Replies are listed 'Best First'.
Re: Escaping data for CSV files
by valdez (Monsignor) on Jun 21, 2003 at 12:49 UTC

    The most powerful tool of Perl is CPAN, there you can find Text::CSV that does exactly what you need.

    Ciao, Valerio

      It's still at version 0.01 and was released in 1997? Have you found it to be stable? Thanks.

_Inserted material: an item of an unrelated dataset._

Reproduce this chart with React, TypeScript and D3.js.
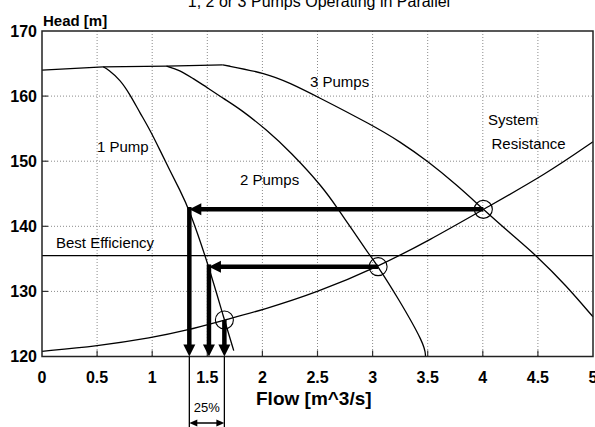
import React from "react";
import * as d3 from "d3";

// ---- data ----
const xTicks = [0, 0.5, 1, 1.5, 2, 2.5, 3, 3.5, 4, 4.5, 5];
const xTickLabels = ["0", "0.5", "1", "1.5", "2", "2.5", "3", "3.5", "4", "4.5", "5"];
const yTicks = [120, 130, 140, 150, 160, 170];
const yTickLabels = ["120", "130", "140", "150", "160", "170"];

// shared shut-off section of the pump curves
const flatQ = [0, 0.556, 1.13, 1.64];
const flatH = [164.0, 164.5, 164.6, 164.8];

const pump1Q = [0.556, 0.6, 0.71, 0.8, 0.89, 0.98, 1.07, 1.16, 1.25, 1.337, 1.515, 1.655, 1.74];
const pump1H = [164.5, 164.1, 162.5, 160.2, 157.4, 154.8, 151.7, 148.6, 145.6, 142.6, 133.8, 125.6, 120.9];

const pump2Q = [1.13, 1.25, 1.37, 1.5, 1.65, 1.8, 2.04, 2.25, 2.55, 2.7, 2.81, 2.96, 3.05, 3.22, 3.475, 3.48];
const pump2H = [164.6, 164.0, 162.7, 161.3, 159.6, 158.0, 154.8, 151.5, 146.0, 142.3, 139.6, 135.9, 133.8, 129.3, 121.8, 120.0];

const pump3Q = [1.64, 2.04, 2.25, 2.49, 2.99, 3.25, 3.5, 3.76, 4.005, 4.25, 4.5, 4.75, 5.0];
const pump3H = [164.8, 163.5, 162.0, 160.0, 155.6, 153.0, 150.0, 146.4, 142.6, 138.9, 135.3, 131.0, 126.1];

const sysQ = [0, 0.5, 1.0, 1.31, 1.655, 2.01, 2.49, 3.05, 3.52, 4.005, 4.58, 5.0];
const sysH = [120.8, 121.6, 122.9, 124.0, 125.6, 127.2, 129.8, 133.8, 137.9, 142.6, 148.1, 153.0];

const bestEfficiencyH = 135.5;

// operating points (1, 2, 3 pumps) and where their head meets the single-pump curve
const opQ = [1.655, 3.05, 4.005];
const opH = [125.6, 133.8, 142.6];
const singleQ = [1.655, 1.515, 1.337];

const FONT = "'Liberation Sans', Arial, Helvetica, sans-serif";

export default function App() {
  const W = 595;
  const Hh = 427;
  const x = d3.scaleLinear().domain([0, 5]).range([42, 593]);
  const y = d3.scaleLinear().domain([120, 170]).range([356.5, 31]);

  const mk = (qs: number[], hs: number[], curve: d3.CurveFactory) =>
    d3
      .line<number>()
      .x((q) => x(q))
      .y((_, i) => y(hs[i]))
      .curve(curve)(qs) || "";

  const flatPath = mk(flatQ, flatH, d3.curveLinear);
  const p1 = mk(pump1Q, pump1H, d3.curveBasis);
  const p2 = mk(pump2Q, pump2H, d3.curveBasis);
  const p3 = mk(pump3Q, pump3H, d3.curveBasis);
  const sys = mk(sysQ, sysH, d3.curveBasis);

  const x0 = x(0), x1 = x(5), yTop = y(170), yBot = y(120);
  const headLen = 12;
  const headHalf = 6;
  const thick = 4.5;

  const arrows: React.ReactNode[] = [];
  opQ.forEach((q, i) => {
    const cx = x(q);
    const cy = y(opH[i]);
    const tx = x(singleQ[i]);
    if (i > 0) {
      arrows.push(
        <line key={"h" + i} x1={cx} y1={cy} x2={tx + headLen - 1} y2={cy} stroke="#000" strokeWidth={thick} />
      );
      arrows.push(
        <polygon
          key={"hh" + i}
          points={`${tx},${cy} ${tx + headLen},${cy - headHalf} ${tx + headLen},${cy + headHalf}`}
          fill="#000"
        />
      );
    }
    arrows.push(
      <line key={"v" + i} x1={tx} y1={cy - (i > 0 ? thick / 2 : 0)} x2={tx} y2={yBot - headLen + 1} stroke="#000" strokeWidth={thick} />
    );
    arrows.push(
      <polygon
        key={"vh" + i}
        points={`${tx},${yBot} ${tx - headHalf},${yBot - headLen} ${tx + headHalf},${yBot - headLen}`}
        fill="#000"
      />
    );
  });

  const xa = x(singleQ[2]);
  const xb = x(singleQ[0]);
  const ya = 423;

  return (
    <svg
      width={W}
      height={Hh}
      viewBox={`0 0 ${W} ${Hh}`}
      style={{ position: "absolute", left: 0, top: 0, background: "#fff" }}
      fontFamily={FONT}
    >
      <rect x={0} y={0} width={W} height={Hh} fill="#fff" />
      <text x={319} y={7} fontSize={16} textAnchor="middle" fill="#000">
        1, 2 or 3 Pumps Operating in Parallel
      </text>
      <text x={43} y={26} fontSize={15} fontWeight="bold" fill="#000">
        Head [m]
      </text>

      {xTicks.slice(1, -1).map((t) => (
        <line key={"gx" + t} x1={x(t)} x2={x(t)} y1={yTop} y2={yBot} stroke="#8a8a8a" strokeWidth={1} strokeDasharray="1,2" />
      ))}
      {yTicks.slice(1, -1).map((t) => (
        <line key={"gy" + t} x1={x0} x2={x1} y1={y(t)} y2={y(t)} stroke="#8a8a8a" strokeWidth={1} strokeDasharray="1,2" />
      ))}
      {xTicks.slice(1, -1).map((t) => (
        <line key={"tx" + t} x1={x(t)} x2={x(t)} y1={yBot} y2={yBot - 6} stroke="#333" strokeWidth={1.2} />
      ))}
      {yTicks.slice(1, -1).map((t) => (
        <line key={"ty" + t} x1={x0} x2={x0 + 6} y1={y(t)} y2={y(t)} stroke="#333" strokeWidth={1.2} />
      ))}

      {xTicks.map((t, i) => (
        <text key={"lx" + t} x={x(t)} y={383} fontSize={16} fontWeight="bold" textAnchor="middle" fill="#000">
          {xTickLabels[i]}
        </text>
      ))}
      {yTicks.map((t, i) => (
        <text key={"ly" + t} x={37} y={y(t) + 5.5} fontSize={16} fontWeight="bold" textAnchor="end" fill="#000">
          {yTickLabels[i]}
        </text>
      ))}

      <line x1={x0} x2={x1} y1={y(bestEfficiencyH)} y2={y(bestEfficiencyH)} stroke="#000" strokeWidth={1.2} />

      <path d={flatPath} fill="none" stroke="#000" strokeWidth={1.3} />
      <path d={p1} fill="none" stroke="#000" strokeWidth={1.3} />
      <path d={p2} fill="none" stroke="#000" strokeWidth={1.3} />
      <path d={p3} fill="none" stroke="#000" strokeWidth={1.3} />
      <path d={sys} fill="none" stroke="#000" strokeWidth={1.3} />

      {arrows}

      {opQ.map((q, i) => (
        <circle key={"c" + i} cx={x(q)} cy={y(opH[i])} r={9} fill="none" stroke="#000" strokeWidth={1.1} />
      ))}

      <rect x={x0} y={yTop} width={x1 - x0} height={yBot - yTop} fill="none" stroke="#222" strokeWidth={1.5} />

      <text x={97} y={152} fontSize={15} fill="#000">1 Pump</text>
      <text x={240} y={185} fontSize={15} fill="#000">2 Pumps</text>
      <text x={310} y={86.5} fontSize={15} fill="#000">3 Pumps</text>
      <text x={488} y={124.5} fontSize={15} fill="#000">System</text>
      <text x={491.5} y={148.5} fontSize={15} fill="#000">Resistance</text>
      <text x={56} y={247.5} fontSize={15} fill="#000">Best Efficiency</text>

      <text x={256} y={405} fontSize={19} fontWeight="bold" fill="#000">
        Flow [m^3/s]
      </text>

      <line x1={xa} x2={xa} y1={yBot} y2={Hh} stroke="#000" strokeWidth={1.3} />
      <line x1={xb} x2={xb} y1={yBot} y2={Hh} stroke="#000" strokeWidth={1.3} />
      <line x1={xa + 6} x2={xb - 6} y1={ya} y2={ya} stroke="#000" strokeWidth={1.5} />
      <polygon points={`${xa},${ya} ${xa + 8},${ya - 3.5} ${xa + 8},${ya + 3.5}`} fill="#000" />
      <polygon points={`${xb},${ya} ${xb - 8},${ya - 3.5} ${xb - 8},${ya + 3.5}`} fill="#000" />
      <text x={(xa + xb) / 2} y={411.5} fontSize={13} textAnchor="middle" fill="#000">
        25%
      </text>
    </svg>
  );
}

        CPAN Testers says that the module passes all tests, but there is also a known bug, you can see it on Text::CSV page. I don't know if the module is still being mantained by its author.

        Ciao, Valerio

        Yup, I use it pretty regularly and it works fine for most things. It can get slow parsing large records (large = 1000s of characters), but I haven't found any bugs or other "instabilities" with it.

        -Tats
Re: Escaping data for CSV files
by grantm (Parson) on Jun 21, 2003 at 19:39 UTC

    I don't think you need to go overboard with escaping things. The "|" symbol for example does not need escaping in a CSV file. The common form of CSV as understood by say Excel works like this:

    • If a field contains a comma, a new line (yes embedded newlines are legal) or a double quote character then the whole field must be enclosed in double quotes.
    • Any double quote characters in a field must be 'escaped' by preceding them with a another double quote (ie: " becomes "")
Re: Escaping data for CSV files
by Anonymous Monk on Jun 21, 2003 at 12:29 UTC

    A follow-up:

    How do you handle newlines & spaces? I was thinking of placing each new entry on a new line in the file. Is the replace any type/amount of whitespace with a single space the best approach? thanks.

      There are a whole lot of modules to be found on CPAN if you search for "CSV". One of these is nearly guaranteed to fit your bill.

      Makeshifts last the longest.